Slurm calculates this field only once per minute so it might not contain a meaningful value right after submitting a job.

squeue and sq display the jobs of all users which might not always be what you want. So we created another shortcut for you:
squ
which is a shorter way of typing sq -u $USER and thus lists only the jobs belonging to you.

Get more detailed information about a particular pending or running job by
scontrol show job jobid.

You can further inspect a running job by "connecting" to it with this command:

srun --jobid=jobid --overlap --pty bash

This will open an interactive shell as a job step under an already allocated job. I.e. you will be able to see how your job is "behaving". For distributed memory jobs you will get a shell at the first node used by your job.

To get information about past jobs use

sacct -X [options]

4. Altering jobs (scontrol update)

You can change the configuration of pending jobs with

scontrol update job jobid SETTING=VALUE [...]

To find out which settings are available we recommend to first run
scontrol show job jobid.

If then for example you want to change the run-time limit of your job to let's say three hours you would use
scontrol update job jobid TimeLimit=3:00

Some adaption might require you to change more than one setting. If e.g. your Job is flexible wrt to the number of used tasks and nodes and you want to change those after having submitted a job you would have to run
scontrol update job jobid NumTasks=xx NumCPUs=xx NumNodes=y

5. Deleting jobs (scancel)

To delete pending or running jobs you have to look up their numerical job identifiers aka job-ids.
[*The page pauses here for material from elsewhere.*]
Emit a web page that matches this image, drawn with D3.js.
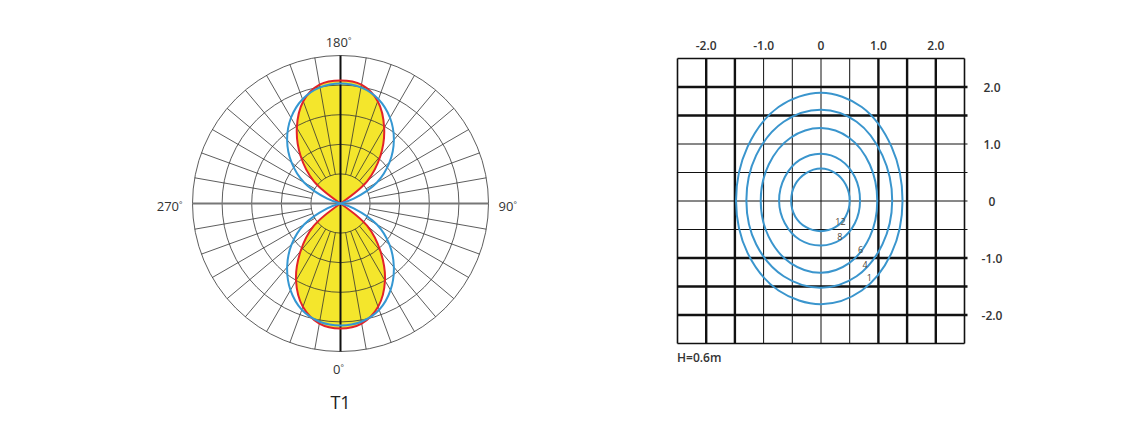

You can e.g. use squeue or squ and take the value(s) from the JOBID column.
Then execute

scancel job-id [...]

and the corresponding job will be removed from the wait queue or stopped if it's running.
You can specify more than one job identifier after scancel.
If you want to cancel all your pending and running jobs without being asked for confirmation you may use
squ -h -o %i | xargs scancel.
Those options tell squeue to only output the JOBID column (-o %i) and to omit the column header (-h).